* begin RECORDS TO USE *

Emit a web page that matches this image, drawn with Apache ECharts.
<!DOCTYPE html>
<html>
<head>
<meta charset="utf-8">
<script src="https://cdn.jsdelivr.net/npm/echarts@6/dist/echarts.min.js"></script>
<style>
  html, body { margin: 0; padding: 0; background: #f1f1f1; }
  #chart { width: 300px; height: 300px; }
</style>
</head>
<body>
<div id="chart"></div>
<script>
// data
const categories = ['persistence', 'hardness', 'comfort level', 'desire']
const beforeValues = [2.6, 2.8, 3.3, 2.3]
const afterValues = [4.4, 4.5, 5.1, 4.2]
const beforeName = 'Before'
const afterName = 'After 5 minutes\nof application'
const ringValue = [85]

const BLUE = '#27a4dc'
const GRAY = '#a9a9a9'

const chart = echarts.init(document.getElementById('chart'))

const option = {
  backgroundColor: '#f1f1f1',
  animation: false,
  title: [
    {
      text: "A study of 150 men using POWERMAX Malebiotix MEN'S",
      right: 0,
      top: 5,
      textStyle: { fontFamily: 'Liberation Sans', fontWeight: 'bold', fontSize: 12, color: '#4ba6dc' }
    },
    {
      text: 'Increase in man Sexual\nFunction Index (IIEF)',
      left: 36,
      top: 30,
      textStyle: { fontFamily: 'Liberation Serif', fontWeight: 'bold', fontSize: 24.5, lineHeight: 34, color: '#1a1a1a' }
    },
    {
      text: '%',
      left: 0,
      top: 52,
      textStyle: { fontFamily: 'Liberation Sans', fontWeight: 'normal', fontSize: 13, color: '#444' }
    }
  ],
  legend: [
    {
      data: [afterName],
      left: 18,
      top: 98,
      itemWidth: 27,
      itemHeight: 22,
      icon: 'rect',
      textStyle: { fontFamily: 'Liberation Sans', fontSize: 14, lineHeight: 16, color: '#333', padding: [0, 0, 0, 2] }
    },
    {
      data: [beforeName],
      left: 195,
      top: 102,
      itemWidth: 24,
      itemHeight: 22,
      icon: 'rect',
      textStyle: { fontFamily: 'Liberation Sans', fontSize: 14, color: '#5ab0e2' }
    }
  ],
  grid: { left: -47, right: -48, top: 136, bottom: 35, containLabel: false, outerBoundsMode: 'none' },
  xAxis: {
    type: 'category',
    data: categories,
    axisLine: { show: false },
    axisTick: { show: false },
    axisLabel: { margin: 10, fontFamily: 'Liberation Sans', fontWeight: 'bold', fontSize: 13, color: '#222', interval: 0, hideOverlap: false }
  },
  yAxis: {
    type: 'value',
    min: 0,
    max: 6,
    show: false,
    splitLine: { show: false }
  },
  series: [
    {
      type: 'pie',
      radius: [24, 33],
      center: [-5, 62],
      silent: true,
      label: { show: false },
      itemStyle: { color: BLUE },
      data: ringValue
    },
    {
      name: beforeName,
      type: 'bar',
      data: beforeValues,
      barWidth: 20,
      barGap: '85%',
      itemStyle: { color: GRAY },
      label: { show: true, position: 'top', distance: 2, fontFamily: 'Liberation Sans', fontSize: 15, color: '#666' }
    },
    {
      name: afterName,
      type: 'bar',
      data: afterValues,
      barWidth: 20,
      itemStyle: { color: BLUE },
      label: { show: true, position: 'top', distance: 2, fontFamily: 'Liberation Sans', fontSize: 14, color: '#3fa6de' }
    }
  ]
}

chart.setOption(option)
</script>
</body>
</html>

* end RECORDS TO USE *
* begin RECORDS TO USE *

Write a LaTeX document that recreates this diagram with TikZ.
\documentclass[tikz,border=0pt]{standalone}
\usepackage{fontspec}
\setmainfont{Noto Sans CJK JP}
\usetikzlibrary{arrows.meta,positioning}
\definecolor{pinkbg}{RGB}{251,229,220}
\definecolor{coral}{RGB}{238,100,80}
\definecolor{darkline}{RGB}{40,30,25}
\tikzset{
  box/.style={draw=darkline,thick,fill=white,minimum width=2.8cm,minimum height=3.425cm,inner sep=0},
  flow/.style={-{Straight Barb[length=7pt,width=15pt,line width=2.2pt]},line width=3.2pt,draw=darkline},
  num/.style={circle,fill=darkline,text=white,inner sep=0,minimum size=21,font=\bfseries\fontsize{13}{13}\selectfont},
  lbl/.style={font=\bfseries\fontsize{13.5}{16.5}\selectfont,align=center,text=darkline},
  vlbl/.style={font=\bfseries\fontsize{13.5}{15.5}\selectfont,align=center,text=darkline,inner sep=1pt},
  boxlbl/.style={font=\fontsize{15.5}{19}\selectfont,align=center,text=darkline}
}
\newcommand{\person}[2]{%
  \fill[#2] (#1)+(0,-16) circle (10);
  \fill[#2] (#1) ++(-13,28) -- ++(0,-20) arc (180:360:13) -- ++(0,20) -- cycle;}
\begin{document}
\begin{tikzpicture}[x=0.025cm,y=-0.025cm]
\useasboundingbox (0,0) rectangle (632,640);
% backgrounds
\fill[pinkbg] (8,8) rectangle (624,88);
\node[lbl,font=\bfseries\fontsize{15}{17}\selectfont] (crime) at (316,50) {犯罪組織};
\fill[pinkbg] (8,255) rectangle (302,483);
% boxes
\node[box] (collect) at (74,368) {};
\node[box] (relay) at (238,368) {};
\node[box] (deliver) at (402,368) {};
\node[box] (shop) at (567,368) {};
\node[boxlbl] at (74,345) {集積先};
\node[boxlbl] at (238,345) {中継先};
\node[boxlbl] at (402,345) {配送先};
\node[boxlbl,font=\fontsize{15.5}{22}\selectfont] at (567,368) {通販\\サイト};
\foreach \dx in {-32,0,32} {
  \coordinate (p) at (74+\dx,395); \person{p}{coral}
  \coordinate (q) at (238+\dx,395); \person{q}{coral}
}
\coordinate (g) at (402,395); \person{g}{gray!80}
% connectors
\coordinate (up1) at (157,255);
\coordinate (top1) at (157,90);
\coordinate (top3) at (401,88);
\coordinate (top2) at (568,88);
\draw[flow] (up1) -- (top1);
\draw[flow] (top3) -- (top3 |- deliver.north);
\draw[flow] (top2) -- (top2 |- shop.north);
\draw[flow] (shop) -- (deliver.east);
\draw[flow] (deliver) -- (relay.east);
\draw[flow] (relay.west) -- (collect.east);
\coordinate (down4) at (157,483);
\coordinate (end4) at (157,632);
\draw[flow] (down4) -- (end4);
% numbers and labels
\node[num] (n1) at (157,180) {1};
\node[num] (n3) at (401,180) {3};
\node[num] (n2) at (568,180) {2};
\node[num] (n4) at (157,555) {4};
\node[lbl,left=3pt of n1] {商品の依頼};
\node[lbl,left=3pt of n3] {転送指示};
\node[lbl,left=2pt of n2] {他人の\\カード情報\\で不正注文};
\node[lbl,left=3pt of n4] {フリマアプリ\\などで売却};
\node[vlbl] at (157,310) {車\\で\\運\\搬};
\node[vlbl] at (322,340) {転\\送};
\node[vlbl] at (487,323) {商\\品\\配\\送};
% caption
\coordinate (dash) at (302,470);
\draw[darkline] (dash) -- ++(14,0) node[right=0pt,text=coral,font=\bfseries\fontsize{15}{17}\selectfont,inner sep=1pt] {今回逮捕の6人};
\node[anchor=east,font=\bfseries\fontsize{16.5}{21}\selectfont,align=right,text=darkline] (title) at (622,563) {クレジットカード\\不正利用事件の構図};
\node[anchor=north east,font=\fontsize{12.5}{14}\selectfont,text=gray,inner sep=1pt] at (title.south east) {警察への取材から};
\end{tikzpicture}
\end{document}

* end RECORDS TO USE *
* begin RECORDS TO USE *

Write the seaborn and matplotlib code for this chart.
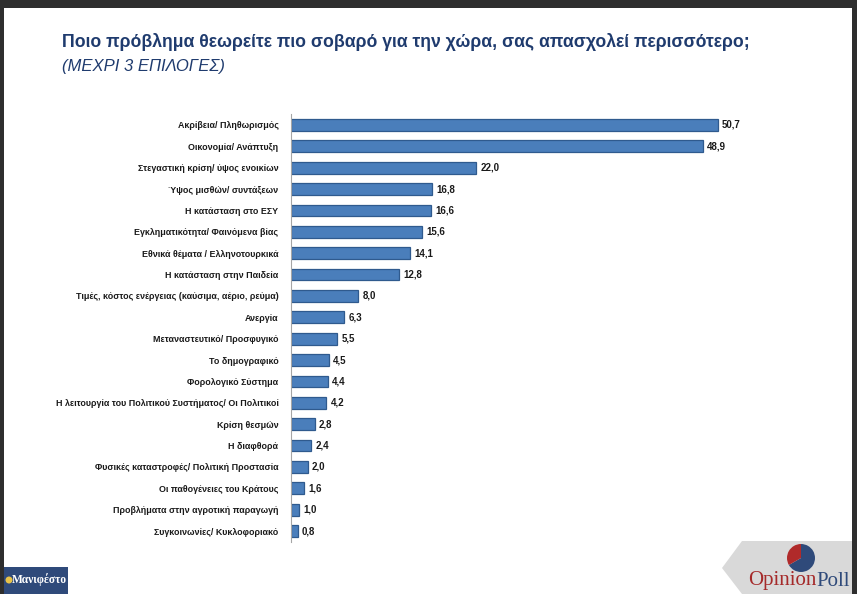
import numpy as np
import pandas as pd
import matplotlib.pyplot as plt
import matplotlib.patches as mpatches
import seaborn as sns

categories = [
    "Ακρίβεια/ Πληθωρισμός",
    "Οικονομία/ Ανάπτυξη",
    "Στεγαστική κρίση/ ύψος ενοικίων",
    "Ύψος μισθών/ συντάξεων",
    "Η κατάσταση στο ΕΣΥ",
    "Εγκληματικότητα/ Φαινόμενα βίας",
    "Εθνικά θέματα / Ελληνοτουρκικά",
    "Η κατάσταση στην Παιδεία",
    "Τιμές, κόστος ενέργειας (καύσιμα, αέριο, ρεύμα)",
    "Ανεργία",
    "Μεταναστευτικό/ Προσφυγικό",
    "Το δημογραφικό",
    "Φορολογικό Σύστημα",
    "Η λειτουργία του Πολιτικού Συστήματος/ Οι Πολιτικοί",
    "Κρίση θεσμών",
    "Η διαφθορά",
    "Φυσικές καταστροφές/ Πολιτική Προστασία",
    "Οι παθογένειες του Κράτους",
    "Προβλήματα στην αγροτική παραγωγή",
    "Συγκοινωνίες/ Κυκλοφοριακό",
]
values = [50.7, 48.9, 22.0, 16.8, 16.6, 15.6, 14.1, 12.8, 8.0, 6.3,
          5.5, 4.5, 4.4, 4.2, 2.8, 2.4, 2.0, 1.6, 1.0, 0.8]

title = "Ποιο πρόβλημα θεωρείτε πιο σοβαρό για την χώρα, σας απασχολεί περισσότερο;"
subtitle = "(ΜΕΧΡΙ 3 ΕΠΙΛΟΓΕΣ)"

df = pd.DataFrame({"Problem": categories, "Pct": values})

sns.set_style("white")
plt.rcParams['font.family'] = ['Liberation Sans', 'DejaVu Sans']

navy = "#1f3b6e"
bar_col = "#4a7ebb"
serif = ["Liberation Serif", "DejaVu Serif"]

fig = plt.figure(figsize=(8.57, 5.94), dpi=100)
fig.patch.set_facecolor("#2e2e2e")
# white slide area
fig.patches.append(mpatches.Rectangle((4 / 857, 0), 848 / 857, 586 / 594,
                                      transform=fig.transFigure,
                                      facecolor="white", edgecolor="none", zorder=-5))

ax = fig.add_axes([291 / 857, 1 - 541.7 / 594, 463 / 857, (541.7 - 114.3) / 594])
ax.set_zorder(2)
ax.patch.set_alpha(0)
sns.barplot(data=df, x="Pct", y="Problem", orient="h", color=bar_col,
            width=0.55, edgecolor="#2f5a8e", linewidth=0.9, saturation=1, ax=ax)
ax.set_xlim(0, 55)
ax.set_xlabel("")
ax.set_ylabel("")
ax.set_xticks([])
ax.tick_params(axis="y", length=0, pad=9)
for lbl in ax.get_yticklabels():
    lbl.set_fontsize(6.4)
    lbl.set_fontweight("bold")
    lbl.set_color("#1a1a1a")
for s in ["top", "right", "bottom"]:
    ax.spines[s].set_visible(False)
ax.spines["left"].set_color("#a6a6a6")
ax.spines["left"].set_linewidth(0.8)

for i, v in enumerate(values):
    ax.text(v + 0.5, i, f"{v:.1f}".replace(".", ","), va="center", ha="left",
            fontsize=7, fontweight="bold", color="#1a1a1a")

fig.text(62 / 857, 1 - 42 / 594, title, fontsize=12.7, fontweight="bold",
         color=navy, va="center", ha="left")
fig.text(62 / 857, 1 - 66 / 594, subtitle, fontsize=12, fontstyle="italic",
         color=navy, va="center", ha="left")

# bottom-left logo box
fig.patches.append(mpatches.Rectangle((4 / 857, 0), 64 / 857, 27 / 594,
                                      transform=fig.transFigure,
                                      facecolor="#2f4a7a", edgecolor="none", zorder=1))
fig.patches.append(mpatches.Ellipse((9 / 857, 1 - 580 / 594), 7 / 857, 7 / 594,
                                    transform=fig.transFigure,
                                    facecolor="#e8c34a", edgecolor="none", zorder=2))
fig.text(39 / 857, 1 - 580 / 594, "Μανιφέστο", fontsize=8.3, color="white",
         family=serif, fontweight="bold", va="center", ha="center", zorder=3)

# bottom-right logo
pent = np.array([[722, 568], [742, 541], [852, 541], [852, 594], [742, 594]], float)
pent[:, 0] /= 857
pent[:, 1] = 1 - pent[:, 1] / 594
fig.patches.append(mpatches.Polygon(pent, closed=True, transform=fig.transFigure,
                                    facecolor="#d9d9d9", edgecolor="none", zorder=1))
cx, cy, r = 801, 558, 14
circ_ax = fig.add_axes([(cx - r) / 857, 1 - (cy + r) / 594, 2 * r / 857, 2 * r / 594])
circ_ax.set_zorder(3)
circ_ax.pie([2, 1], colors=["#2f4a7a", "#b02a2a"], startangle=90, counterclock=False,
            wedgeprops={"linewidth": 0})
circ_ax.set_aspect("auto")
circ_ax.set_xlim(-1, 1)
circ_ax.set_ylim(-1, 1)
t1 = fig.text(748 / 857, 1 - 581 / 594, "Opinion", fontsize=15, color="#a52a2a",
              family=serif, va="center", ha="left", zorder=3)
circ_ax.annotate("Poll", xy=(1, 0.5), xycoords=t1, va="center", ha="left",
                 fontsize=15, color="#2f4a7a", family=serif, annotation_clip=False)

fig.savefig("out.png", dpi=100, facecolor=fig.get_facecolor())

* end RECORDS TO USE *

▶ [TASK]
Print exactly the lines from the line containing "Write the seaborn" through the line containing "import seaborn as sns", and omit any picture found among them.

▶ [EXERCISE ANSWER]
Write the seaborn and matplotlib code for this chart.
import numpy as np
import pandas as pd
import matplotlib.pyplot as plt
import matplotlib.patches as mpatches
import seaborn as sns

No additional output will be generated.